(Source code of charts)
- - - - - - -

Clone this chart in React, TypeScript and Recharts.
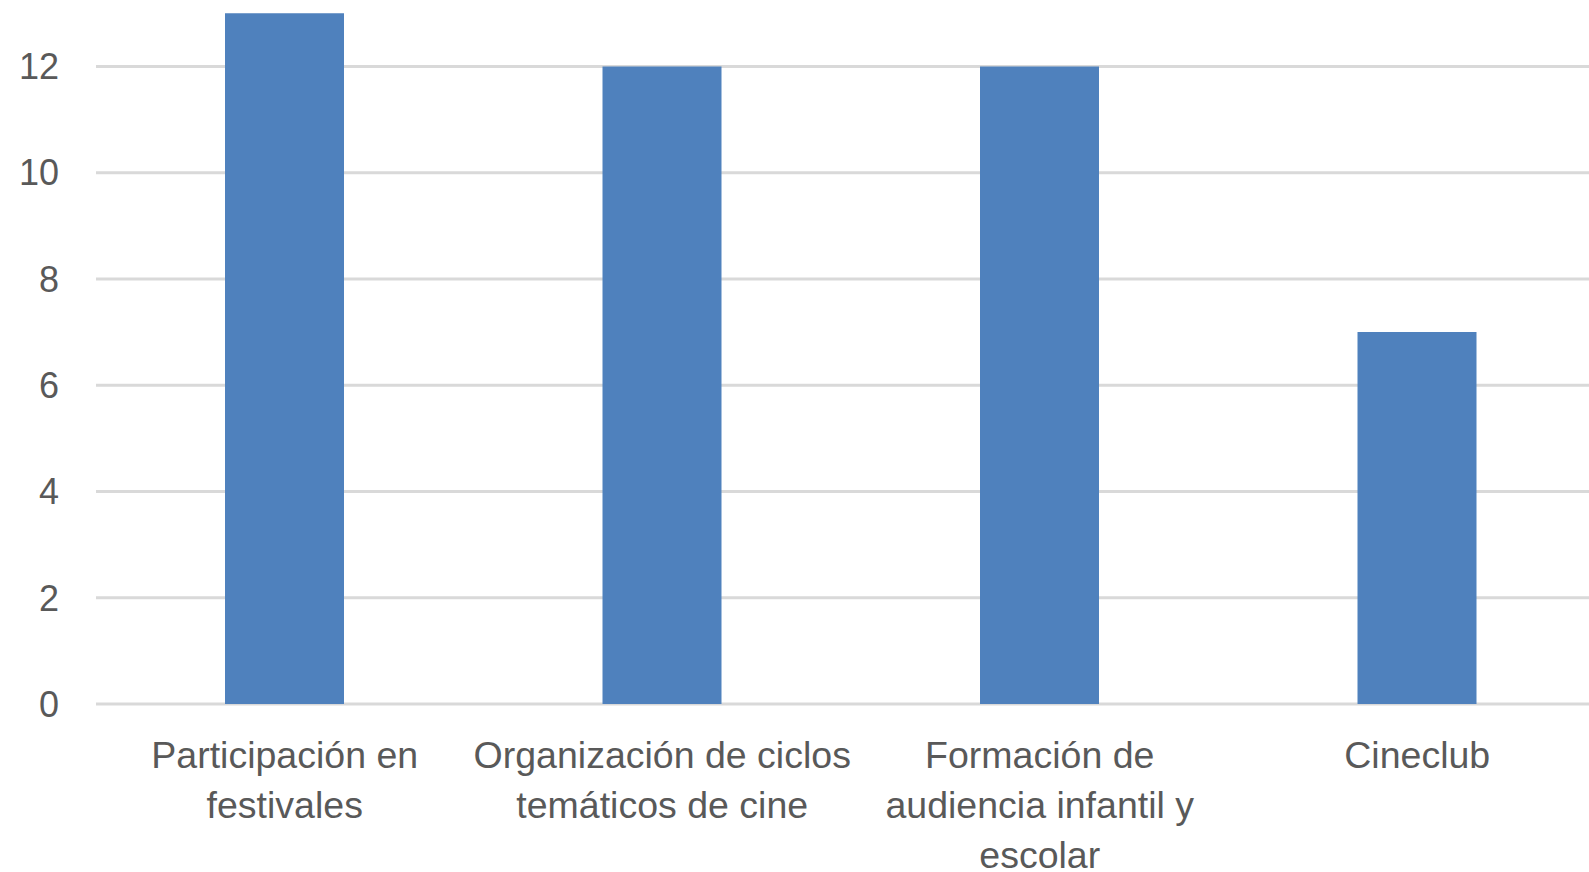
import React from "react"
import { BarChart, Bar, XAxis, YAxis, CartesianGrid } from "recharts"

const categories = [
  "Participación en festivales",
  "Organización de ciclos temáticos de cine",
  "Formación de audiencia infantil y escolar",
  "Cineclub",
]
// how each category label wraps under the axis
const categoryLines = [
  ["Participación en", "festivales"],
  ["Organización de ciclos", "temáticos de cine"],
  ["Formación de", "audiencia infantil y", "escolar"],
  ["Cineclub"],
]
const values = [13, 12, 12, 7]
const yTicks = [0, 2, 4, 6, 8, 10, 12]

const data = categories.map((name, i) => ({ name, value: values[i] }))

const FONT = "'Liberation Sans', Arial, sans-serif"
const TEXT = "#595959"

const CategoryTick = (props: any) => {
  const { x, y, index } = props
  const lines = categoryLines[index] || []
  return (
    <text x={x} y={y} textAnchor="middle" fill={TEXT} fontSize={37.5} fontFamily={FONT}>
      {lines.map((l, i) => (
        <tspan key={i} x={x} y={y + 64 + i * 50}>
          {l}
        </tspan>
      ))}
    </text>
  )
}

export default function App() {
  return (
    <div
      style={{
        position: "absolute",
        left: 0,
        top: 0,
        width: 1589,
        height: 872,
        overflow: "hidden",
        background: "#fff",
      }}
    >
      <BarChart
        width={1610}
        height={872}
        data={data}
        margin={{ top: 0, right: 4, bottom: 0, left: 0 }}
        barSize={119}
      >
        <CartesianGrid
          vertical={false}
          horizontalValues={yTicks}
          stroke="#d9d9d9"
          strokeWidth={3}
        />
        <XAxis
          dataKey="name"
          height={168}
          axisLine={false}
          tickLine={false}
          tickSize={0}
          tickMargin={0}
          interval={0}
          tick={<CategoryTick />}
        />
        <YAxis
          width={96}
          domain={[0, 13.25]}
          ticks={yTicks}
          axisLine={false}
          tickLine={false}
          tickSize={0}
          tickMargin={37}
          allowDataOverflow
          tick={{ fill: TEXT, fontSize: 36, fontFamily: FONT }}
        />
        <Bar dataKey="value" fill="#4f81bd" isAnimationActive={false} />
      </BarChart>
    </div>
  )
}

- - - - - - -

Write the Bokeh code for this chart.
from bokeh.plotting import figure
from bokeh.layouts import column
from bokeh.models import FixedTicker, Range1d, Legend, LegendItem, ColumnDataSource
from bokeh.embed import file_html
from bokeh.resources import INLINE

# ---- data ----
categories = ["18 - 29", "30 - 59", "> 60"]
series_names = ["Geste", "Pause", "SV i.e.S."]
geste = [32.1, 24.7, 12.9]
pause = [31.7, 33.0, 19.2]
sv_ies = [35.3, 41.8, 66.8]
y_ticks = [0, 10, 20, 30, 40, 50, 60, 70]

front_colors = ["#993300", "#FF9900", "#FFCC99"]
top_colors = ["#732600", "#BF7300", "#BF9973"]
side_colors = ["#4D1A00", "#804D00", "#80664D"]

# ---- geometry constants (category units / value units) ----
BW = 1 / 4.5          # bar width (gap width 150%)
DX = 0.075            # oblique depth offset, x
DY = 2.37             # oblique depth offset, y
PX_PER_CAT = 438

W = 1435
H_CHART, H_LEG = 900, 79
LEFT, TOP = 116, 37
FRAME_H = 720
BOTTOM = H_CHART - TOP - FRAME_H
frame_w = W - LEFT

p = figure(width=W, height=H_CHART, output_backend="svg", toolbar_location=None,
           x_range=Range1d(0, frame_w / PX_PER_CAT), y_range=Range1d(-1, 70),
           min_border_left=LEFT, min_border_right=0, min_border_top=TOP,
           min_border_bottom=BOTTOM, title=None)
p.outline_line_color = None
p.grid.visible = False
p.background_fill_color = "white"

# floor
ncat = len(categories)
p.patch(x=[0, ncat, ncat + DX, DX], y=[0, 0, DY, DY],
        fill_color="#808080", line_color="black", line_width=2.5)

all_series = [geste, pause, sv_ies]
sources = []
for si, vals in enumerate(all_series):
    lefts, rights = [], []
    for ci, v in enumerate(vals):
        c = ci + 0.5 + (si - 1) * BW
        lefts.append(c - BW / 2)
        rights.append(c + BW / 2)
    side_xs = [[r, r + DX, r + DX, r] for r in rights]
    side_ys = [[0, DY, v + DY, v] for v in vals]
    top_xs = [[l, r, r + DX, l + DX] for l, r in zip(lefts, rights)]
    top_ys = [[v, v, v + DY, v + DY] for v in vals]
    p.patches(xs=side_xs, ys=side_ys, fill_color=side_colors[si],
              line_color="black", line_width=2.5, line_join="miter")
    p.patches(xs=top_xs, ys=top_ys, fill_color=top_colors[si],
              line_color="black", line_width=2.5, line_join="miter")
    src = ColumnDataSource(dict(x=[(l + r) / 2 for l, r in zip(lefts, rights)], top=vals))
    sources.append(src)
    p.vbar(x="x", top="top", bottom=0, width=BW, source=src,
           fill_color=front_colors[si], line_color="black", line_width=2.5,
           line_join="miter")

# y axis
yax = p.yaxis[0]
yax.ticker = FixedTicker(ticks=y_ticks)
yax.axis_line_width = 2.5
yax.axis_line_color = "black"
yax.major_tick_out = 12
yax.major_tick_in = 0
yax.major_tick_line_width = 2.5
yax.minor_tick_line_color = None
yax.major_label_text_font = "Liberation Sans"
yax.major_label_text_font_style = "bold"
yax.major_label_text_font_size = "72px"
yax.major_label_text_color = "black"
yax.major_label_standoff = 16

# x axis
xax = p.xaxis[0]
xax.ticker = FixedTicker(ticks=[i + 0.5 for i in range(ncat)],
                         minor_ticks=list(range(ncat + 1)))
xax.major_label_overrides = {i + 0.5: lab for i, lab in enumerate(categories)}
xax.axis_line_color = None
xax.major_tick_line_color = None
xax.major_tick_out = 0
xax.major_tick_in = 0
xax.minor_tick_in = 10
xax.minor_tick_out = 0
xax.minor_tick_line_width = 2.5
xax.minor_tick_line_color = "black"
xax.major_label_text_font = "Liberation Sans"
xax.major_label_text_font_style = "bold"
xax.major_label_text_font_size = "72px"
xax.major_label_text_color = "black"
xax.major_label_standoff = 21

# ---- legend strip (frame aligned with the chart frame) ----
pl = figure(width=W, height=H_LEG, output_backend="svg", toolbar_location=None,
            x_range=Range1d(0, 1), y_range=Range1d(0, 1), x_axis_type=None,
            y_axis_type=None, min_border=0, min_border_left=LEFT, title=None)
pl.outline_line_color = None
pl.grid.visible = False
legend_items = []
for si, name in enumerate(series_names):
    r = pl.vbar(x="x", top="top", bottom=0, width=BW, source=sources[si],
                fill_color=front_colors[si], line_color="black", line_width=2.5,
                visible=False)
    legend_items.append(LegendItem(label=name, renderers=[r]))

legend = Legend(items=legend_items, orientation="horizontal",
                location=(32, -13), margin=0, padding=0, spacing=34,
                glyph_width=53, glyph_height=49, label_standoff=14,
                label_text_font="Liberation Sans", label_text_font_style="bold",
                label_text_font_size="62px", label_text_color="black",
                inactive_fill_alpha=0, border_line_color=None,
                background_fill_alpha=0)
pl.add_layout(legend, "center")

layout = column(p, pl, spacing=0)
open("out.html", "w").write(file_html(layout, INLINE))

- - - - - - -

Both the line with "Clone this chart" and the line with "XAxis, YAxis, CartesianGrid" are included: reproduce them and every line between, exactly, with pictures omitted.

Clone this chart in React, TypeScript and Recharts.
import React from "react"
import { BarChart, Bar, XAxis, YAxis, CartesianGrid } from "recharts"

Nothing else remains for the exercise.